4. Les Parisiennes: How the Women of Paris Lived, Loved and Died in the 1940s by Anne Sebba: telling just a selection of what the women of Paris went through during WWII, Anne Sebba admirably brings a new focus on the War in Europe through stories of courage and tragedy. Each story is interwoven with great skill – making this a book well worth reading.

5. The Sapphire Widow by Dinah Jefferies: filled with exotic descriptions and a heartbreaking story of betrayal and grief, Dinah Jefferies is able to make the reader feel as though they are literally right there experiencing whatever the central character is going through. By the end of reading it you feel completely uplifted and hopeful.

6. The Friendship Cure by Kate Leaver: LLLC’s Kirsty Herrington described this book as ” a particularly effective morale boost and is sure to make the world a happier, kinder place.” Taking the reader through various forms of friendships through the good times and the bad.

7. Dear Evan Hansen by Val Emmich: based on the immensely popular musical (which is coming to the West End next year), this novel follows the story of Evan and the struggle he faces with mental health issues. Beautifully written, it offers a refreshing and hopeful look at the world of mental health.

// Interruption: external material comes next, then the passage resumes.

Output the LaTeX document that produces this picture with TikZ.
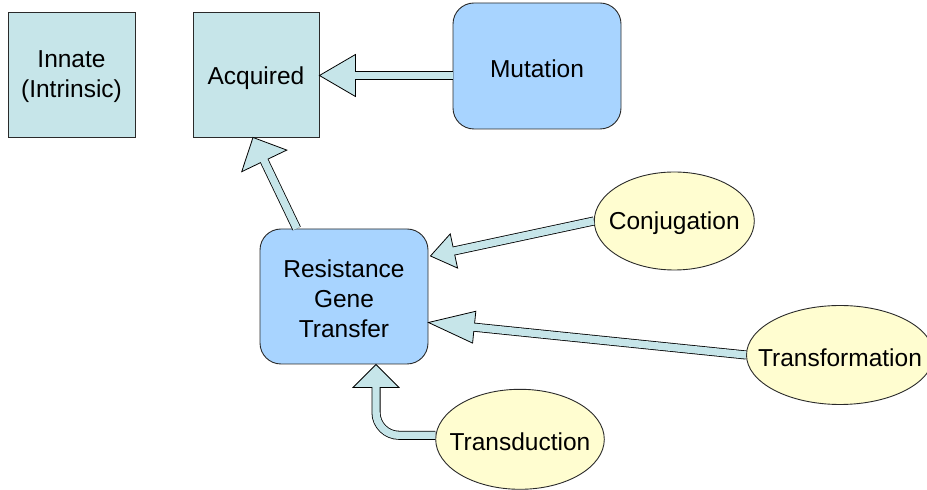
\documentclass[tikz,border=0pt]{standalone}
\usepackage{fontspec}
\setmainfont{Liberation Sans}
\usetikzlibrary{calc,shapes.geometric}

\definecolor{boxfill}{HTML}{C6E5E9}
\definecolor{roundfill}{HTML}{A8D4FF}
\definecolor{ovalfill}{HTML}{FFFDD0}
\definecolor{edge}{HTML}{2A2A2A}

\tikzset{
  big/.style={font=\fontsize{24.5}{30}\selectfont},
  sqbox/.style={draw=edge, fill=boxfill, line width=0.9pt, inner sep=0pt},
  rbox/.style={draw=edge, fill=roundfill, line width=0.9pt, inner sep=0pt,
               rounded corners=21pt},
  oval/.style={ellipse, draw=edge, fill=ovalfill, line width=0.9pt, inner sep=0pt},
  txt/.style={big, inner sep=0pt, align=center, yshift=-2.5pt},
  headstyle/.style={draw=black, fill=boxfill, line width=0.8pt, line join=miter},
  shaftout/.style={draw=black, line width=9.0pt},
  shaftin/.style={draw=boxfill, line width=7.4pt},
}

% straight block arrow: #1 tail, #2 tip, #3 head length, #4 head half width
\newcommand{\blockarr}[4]{%
  \coordinate (hb) at ($(#2)!#3!(#1)$);
  \coordinate (hc) at ($(hb)!1.5pt!(#2)$);
  \filldraw[headstyle] (#2) -- ($(hb)!#4!90:(#2)$) -- ($(hb)!#4!-90:(#2)$) -- cycle;
  \draw[shaftout] (#1) -- (hb);
  \draw[shaftin] (#1) -- (hc);
}

\begin{document}
\begin{tikzpicture}[x=1pt, y=1pt]
  \useasboundingbox (0,0) rectangle (927,490);

  % boxes
  \node[sqbox, minimum width=127pt, minimum height=125pt] (innate) at (71.5,415.5) {};
  \node[txt] at (innate.center) {Innate\\(Intrinsic)};
  \node[sqbox, minimum width=126pt, minimum height=125pt] (acq) at (256,415.5) {};
  \node[txt, yshift=-1pt] at (acq.center) {Acquired};
  \node[rbox, minimum width=168pt, minimum height=126pt] (mut) at (537,424) {};
  \node[txt] at (mut.center) {Mutation};
  \node[rbox, minimum width=168pt, minimum height=135pt] (rgt) at (344,193.5) {};
  \node[txt] at (rgt.center) {Resistance\\Gene\\Transfer};

  % mechanisms
  \node[oval, minimum width=160pt, minimum height=98pt] (conj) at (674.3,269) {};
  \node[txt] at (conj.center) {Conjugation};
  \node[oval, minimum width=187pt, minimum height=99pt] (tf) at (840,135) {};
  \node[txt] at (tf.center) {Transformation};
  \node[oval, minimum width=168.6pt, minimum height=100pt] (td) at (520,50.7) {};
  \node[txt] at (td.center) {Transduction};

  % straight arrows
  \coordinate (m1) at ($(mut.west |- acq.east)+(0,-1)$);
  \coordinate (a1) at ($(acq.east)+(0,-1)$);
  \blockarr{m1}{a1}{36pt}{21pt}

  \coordinate (r2) at ($(rgt.north west)!0.22!(rgt.north east)$);
  \coordinate (a2) at ($(acq.south)+(-3,0)$);
  \blockarr{r2}{a2}{26pt}{25pt}

  \coordinate (t3) at ($(rgt.east)+(2,40.5)$);
  \blockarr{conj.west}{t3}{24pt}{17.5pt}

  \coordinate (t4) at ($(rgt.east)+(0,-26)$);
  \blockarr{tf.west}{t4}{46pt}{16pt}

  % curved arrow from transduction
  \coordinate (t5) at ($(rgt.south)+(32,0)$);
  \coordinate (s5) at ($(td.west)+(0,4)$);
  \coordinate (k5) at (s5 -| t5);
  \coordinate (hb5) at ($(t5)+(0,-23)$);
  \coordinate (hc5) at ($(hb5)+(0,1.5)$);
  \filldraw[headstyle] (t5) -- ($(hb5)+(-23,0)$) -- ($(hb5)+(23,0)$) -- cycle;
  \draw[shaftout] (s5) -- ($(k5)+(23,0)$)
     .. controls ($(k5)+(10.3,0)$) and ($(k5)+(0,10.3)$) .. ($(k5)+(0,23)$) -- (hb5);
  \draw[shaftin] (s5) -- ($(k5)+(23,0)$)
     .. controls ($(k5)+(10.3,0)$) and ($(k5)+(0,10.3)$) .. ($(k5)+(0,23)$) -- (hc5);
\end{tikzpicture}
\end{document}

8. Lethal White by Robert Galbraith:  this fourth outing for Galbraith’s private detective Strike is certainly the best one yet, combining politics, blackmail and murder to great effect. With plenty of twists and turns it is a difficult book to put down!

9. Silence is My Mother Tongue by Sulaiman Addonia: poetic, brutal but vividly written, this extraordinary story features plenty of richly created characters that keep the reader fully invested with the overall story. It questions us about what it truly means to be human in an enlightening way.

10. Unmasked: A Memoir by Andrew Lloyd Webber: this richly insightful memoir is as lively as it is engaging. Filled with plenty of stories about the many shows on which he has worked on, Andrew Lloyd Webber gives the reader extra insight into the background of the creation of shows such as Evita and Cats – the challenges as well as the highs to create a compelling read.